→ The request
Give the material once more, word for word, without any images.

— START OF Information provided —

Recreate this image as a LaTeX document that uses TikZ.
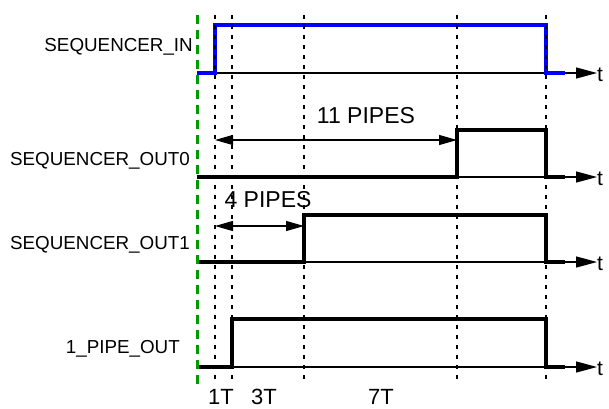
\documentclass[tikz,border=0pt]{standalone}
\usepackage{fontspec}
\setmainfont{Liberation Sans}
\usetikzlibrary{arrows.meta,positioning}
\definecolor{seqblue}{HTML}{0000FF}
\definecolor{seqgreen}{HTML}{009A00}
\tikzset{
  guide/.style={draw=black, line width=1.2pt, dash pattern=on 4pt off 6pt},
  refline/.style={draw=seqgreen, line width=3pt, dash pattern=on 9pt off 6pt},
  axis/.style={draw=black, line width=1.3pt, -{Triangle[length=21pt,width=11pt]}},
  wave/.style={draw=black, line width=4pt, line join=miter},
  span/.style={draw=black, line width=1.2pt,
               {Triangle[length=18pt,width=10pt]}-{Triangle[length=18pt,width=10pt]}},
  signame/.style={anchor=east, inner sep=0pt, font=\fontsize{18.8}{20}\selectfont},
  tname/.style={anchor=west, inner sep=0pt, font=\fontsize{21}{23}\selectfont},
  spanlabel/.style={inner sep=0pt, font=\fontsize{23}{25}\selectfont},
  ticklabel/.style={anchor=base, inner sep=0pt, font=\fontsize{22}{24}\selectfont},
}

\begin{document}
\begin{tikzpicture}[x=1pt, y=-1pt]
\useasboundingbox (0,0) rectangle (609,408);

% signal names
\node[signame] (nin)   at (193,47)  {SEQUENCER\_IN};
\node[signame] (nout0) at (190,161) {SEQUENCER\_OUT0};
\node[signame] (nout1) at (190,245) {SEQUENCER\_OUT1};
\node[signame] (npipe) at (180,349) {1\_PIPE\_OUT};

% time axes
\coordinate (ain)   at (197,73);
\coordinate (aout0) at (197,177);
\coordinate (aout1) at (197,262);
\coordinate (apipe) at (197,367);
\node[tname] (tin)   at (597,75)  {t};
\node[tname] (tout0) at (597,179) {t};
\node[tname] (tout1) at (597,264) {t};
\node[tname] (tpipe) at (597,369) {t};
\draw[axis] (ain)   -- (ain -| tin.west);
\draw[axis] (aout0) -- (aout0 -| tout0.west);
\draw[axis] (aout1) -- (aout1 -| tout1.west);
\draw[axis] (apipe) -- (apipe -| tpipe.west);

% waveforms
\draw[wave, draw=seqblue] (197,73) -- (215,73) -- (215,25) -- (546,25) -- (546,73) -- (565,73);
\draw[wave] (197,177) -- (457,177) -- (457,130) -- (546,130) -- (546,177) -- (565,177);
\draw[wave] (197,262) -- (304,262) -- (304,215) -- (546,215) -- (546,262) -- (565,262);
\draw[wave] (197,367) -- (232,367) -- (232,319) -- (546,319) -- (546,367) -- (565,367);

% timing guides
\foreach \x in {215,232,304,457,546}
  \draw[guide] (\x,15) -- (\x,381);
\draw[refline] (197,15) -- (197,385);

% pipe spans
\coordinate (s11a) at (215,140);
\coordinate (s11b) at (457,140);
\coordinate (s4a)  at (215,226);
\coordinate (s4b)  at (304,226);
\draw[span] (s11a) -- (s11b);
\draw[span] (s4a) -- (s4b);
\node[spanlabel] (l11) at (366,116) {11 PIPES};
\node[spanlabel] (l4)  at (268,200) {4 PIPES};

% step counts
\node[ticklabel] (c1) at (221,404) {1T};
\node[ticklabel] (c3) at (264,404) {3T};
\node[ticklabel] (c7) at (381,404) {7T};
\end{tikzpicture}
\end{document}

— END OF Information provided —

→ Full solution
Recreate this image as a LaTeX document that uses TikZ.
\documentclass[tikz,border=0pt]{standalone}
\usepackage{fontspec}
\setmainfont{Liberation Sans}
\usetikzlibrary{arrows.meta,positioning}
\definecolor{seqblue}{HTML}{0000FF}
\definecolor{seqgreen}{HTML}{009A00}
\tikzset{
  guide/.style={draw=black, line width=1.2pt, dash pattern=on 4pt off 6pt},
  refline/.style={draw=seqgreen, line width=3pt, dash pattern=on 9pt off 6pt},
  axis/.style={draw=black, line width=1.3pt, -{Triangle[length=21pt,width=11pt]}},
  wave/.style={draw=black, line width=4pt, line join=miter},
  span/.style={draw=black, line width=1.2pt,
               {Triangle[length=18pt,width=10pt]}-{Triangle[length=18pt,width=10pt]}},
  signame/.style={anchor=east, inner sep=0pt, font=\fontsize{18.8}{20}\selectfont},
  tname/.style={anchor=west, inner sep=0pt, font=\fontsize{21}{23}\selectfont},
  spanlabel/.style={inner sep=0pt, font=\fontsize{23}{25}\selectfont},
  ticklabel/.style={anchor=base, inner sep=0pt, font=\fontsize{22}{24}\selectfont},
}

\begin{document}
\begin{tikzpicture}[x=1pt, y=-1pt]
\useasboundingbox (0,0) rectangle (609,408);

% signal names
\node[signame] (nin)   at (193,47)  {SEQUENCER\_IN};
\node[signame] (nout0) at (190,161) {SEQUENCER\_OUT0};
\node[signame] (nout1) at (190,245) {SEQUENCER\_OUT1};
\node[signame] (npipe) at (180,349) {1\_PIPE\_OUT};

% time axes
\coordinate (ain)   at (197,73);
\coordinate (aout0) at (197,177);
\coordinate (aout1) at (197,262);
\coordinate (apipe) at (197,367);
\node[tname] (tin)   at (597,75)  {t};
\node[tname] (tout0) at (597,179) {t};
\node[tname] (tout1) at (597,264) {t};
\node[tname] (tpipe) at (597,369) {t};
\draw[axis] (ain)   -- (ain -| tin.west);
\draw[axis] (aout0) -- (aout0 -| tout0.west);
\draw[axis] (aout1) -- (aout1 -| tout1.west);
\draw[axis] (apipe) -- (apipe -| tpipe.west);

% waveforms
\draw[wave, draw=seqblue] (197,73) -- (215,73) -- (215,25) -- (546,25) -- (546,73) -- (565,73);
\draw[wave] (197,177) -- (457,177) -- (457,130) -- (546,130) -- (546,177) -- (565,177);
\draw[wave] (197,262) -- (304,262) -- (304,215) -- (546,215) -- (546,262) -- (565,262);
\draw[wave] (197,367) -- (232,367) -- (232,319) -- (546,319) -- (546,367) -- (565,367);

% timing guides
\foreach \x in {215,232,304,457,546}
  \draw[guide] (\x,15) -- (\x,381);
\draw[refline] (197,15) -- (197,385);

% pipe spans
\coordinate (s11a) at (215,140);
\coordinate (s11b) at (457,140);
\coordinate (s4a)  at (215,226);
\coordinate (s4b)  at (304,226);
\draw[span] (s11a) -- (s11b);
\draw[span] (s4a) -- (s4b);
\node[spanlabel] (l11) at (366,116) {11 PIPES};
\node[spanlabel] (l4)  at (268,200) {4 PIPES};

% step counts
\node[ticklabel] (c1) at (221,404) {1T};
\node[ticklabel] (c3) at (264,404) {3T};
\node[ticklabel] (c7) at (381,404) {7T};
\end{tikzpicture}
\end{document}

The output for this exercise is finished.